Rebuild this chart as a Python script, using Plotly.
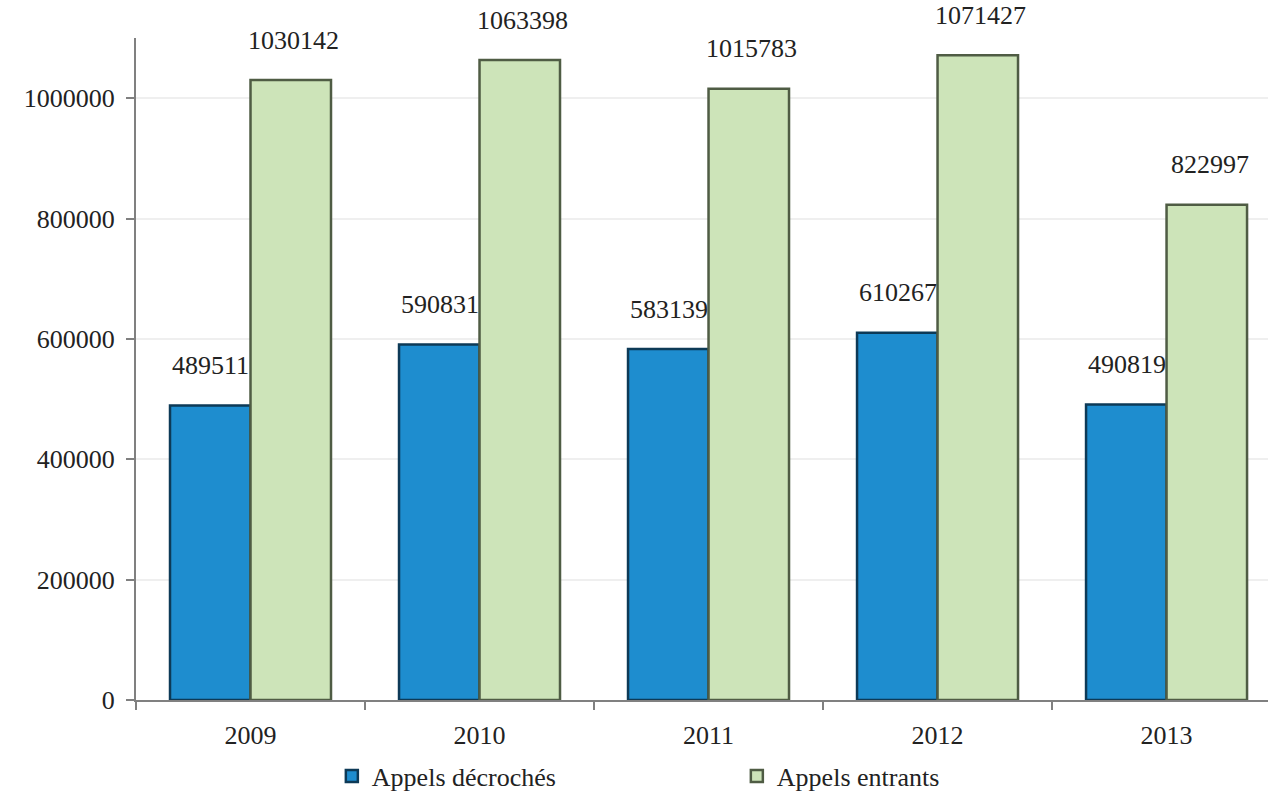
import plotly.graph_objects as go

years = ["2009", "2010", "2011", "2012", "2013"]
appels_decroches = [489511, 590831, 583139, 610267, 490819]
appels_entrants = [1030142, 1063398, 1015783, 1071427, 822997]
y_ticks = [0, 200000, 400000, 600000, 800000, 1000000]

FONT = "Liberation Serif"
FONT_SIZE = 26
BLUE = "#1e8dcf"
BLUE_EDGE = "#0d3a57"
GREEN = "#cde4b9"
GREEN_EDGE = "#4f5c44"

fig = go.Figure()
fig.add_trace(go.Bar(
    x=years, y=appels_decroches, name="Appels décrochés",
    marker=dict(color=BLUE, line=dict(color=BLUE_EDGE, width=2.5)),
))
fig.add_trace(go.Bar(
    x=years, y=appels_entrants, name="Appels entrants",
    marker=dict(color=GREEN, line=dict(color=GREEN_EDGE, width=2.5)),
))

# value labels above each bar (category axis: position by category index)
label_font = dict(family=FONT, size=FONT_SIZE, color="#222222")
for i, v in enumerate(appels_decroches):
    fig.add_annotation(x=i, y=v, xref="x", yref="y", text=str(v),
                       showarrow=False, xshift=-40, yshift=40,
                       font=label_font)
for i, v in enumerate(appels_entrants):
    fig.add_annotation(x=i, y=v, xref="x", yref="y", text=str(v),
                       showarrow=False, xshift=43, yshift=40,
                       font=label_font)

fig.update_layout(
    width=1268, height=811,
    margin=dict(l=136, r=0, t=38, b=111),
    paper_bgcolor="white", plot_bgcolor="white",
    barmode="group", bargap=0.297, bargroupgap=0,
    font=dict(family=FONT, size=FONT_SIZE, color="#222222"),
    showlegend=True,
    legend=dict(orientation="h", x=0.173, xanchor="left", y=-0.115, yanchor="middle",
                font=dict(family=FONT, size=FONT_SIZE, color="#222222"),
                entrywidth=360, entrywidthmode="pixels"),
    xaxis=dict(
        type="category",
        range=[-0.5, 4.443], showline=True, linecolor="#808080", linewidth=2,
        ticks="outside", tickson="boundaries", ticklen=8, tickcolor="#808080", tickwidth=2,
        ticklabelstandoff=11,
        showgrid=False, zeroline=False,
    ),
    yaxis=dict(
        range=[0, 1100000], tickvals=y_ticks, tickformat="d",
        showline=True, linecolor="#808080", linewidth=2,
        ticks="outside", ticklen=8, tickcolor="#808080", tickwidth=2,
        ticklabelstandoff=6,
        showgrid=True, gridcolor="#efefef", gridwidth=2, zeroline=False,
    ),
)

fig.write_html("out.html")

________

Output all of the data exactly as it stands, minus any images.

■ Expected answer
Rebuild this chart as a Python script, using Plotly.
import plotly.graph_objects as go

years = ["2009", "2010", "2011", "2012", "2013"]
appels_decroches = [489511, 590831, 583139, 610267, 490819]
appels_entrants = [1030142, 1063398, 1015783, 1071427, 822997]
y_ticks = [0, 200000, 400000, 600000, 800000, 1000000]

FONT = "Liberation Serif"
FONT_SIZE = 26
BLUE = "#1e8dcf"
BLUE_EDGE = "#0d3a57"
GREEN = "#cde4b9"
GREEN_EDGE = "#4f5c44"

fig = go.Figure()
fig.add_trace(go.Bar(
    x=years, y=appels_decroches, name="Appels décrochés",
    marker=dict(color=BLUE, line=dict(color=BLUE_EDGE, width=2.5)),
))
fig.add_trace(go.Bar(
    x=years, y=appels_entrants, name="Appels entrants",
    marker=dict(color=GREEN, line=dict(color=GREEN_EDGE, width=2.5)),
))

# value labels above each bar (category axis: position by category index)
label_font = dict(family=FONT, size=FONT_SIZE, color="#222222")
for i, v in enumerate(appels_decroches):
    fig.add_annotation(x=i, y=v, xref="x", yref="y", text=str(v),
                       showarrow=False, xshift=-40, yshift=40,
                       font=label_font)
for i, v in enumerate(appels_entrants):
    fig.add_annotation(x=i, y=v, xref="x", yref="y", text=str(v),
                       showarrow=False, xshift=43, yshift=40,
                       font=label_font)

fig.update_layout(
    width=1268, height=811,
    margin=dict(l=136, r=0, t=38, b=111),
    paper_bgcolor="white", plot_bgcolor="white",
    barmode="group", bargap=0.297, bargroupgap=0,
    font=dict(family=FONT, size=FONT_SIZE, color="#222222"),
    showlegend=True,
    legend=dict(orientation="h", x=0.173, xanchor="left", y=-0.115, yanchor="middle",
                font=dict(family=FONT, size=FONT_SIZE, color="#222222"),
                entrywidth=360, entrywidthmode="pixels"),
    xaxis=dict(
        type="category",
        range=[-0.5, 4.443], showline=True, linecolor="#808080", linewidth=2,
        ticks="outside", tickson="boundaries", ticklen=8, tickcolor="#808080", tickwidth=2,
        ticklabelstandoff=11,
        showgrid=False, zeroline=False,
    ),
    yaxis=dict(
        range=[0, 1100000], tickvals=y_ticks, tickformat="d",
        showline=True, linecolor="#808080", linewidth=2,
        ticks="outside", ticklen=8, tickcolor="#808080", tickwidth=2,
        ticklabelstandoff=6,
        showgrid=True, gridcolor="#efefef", gridwidth=2, zeroline=False,
    ),
)

fig.write_html("out.html")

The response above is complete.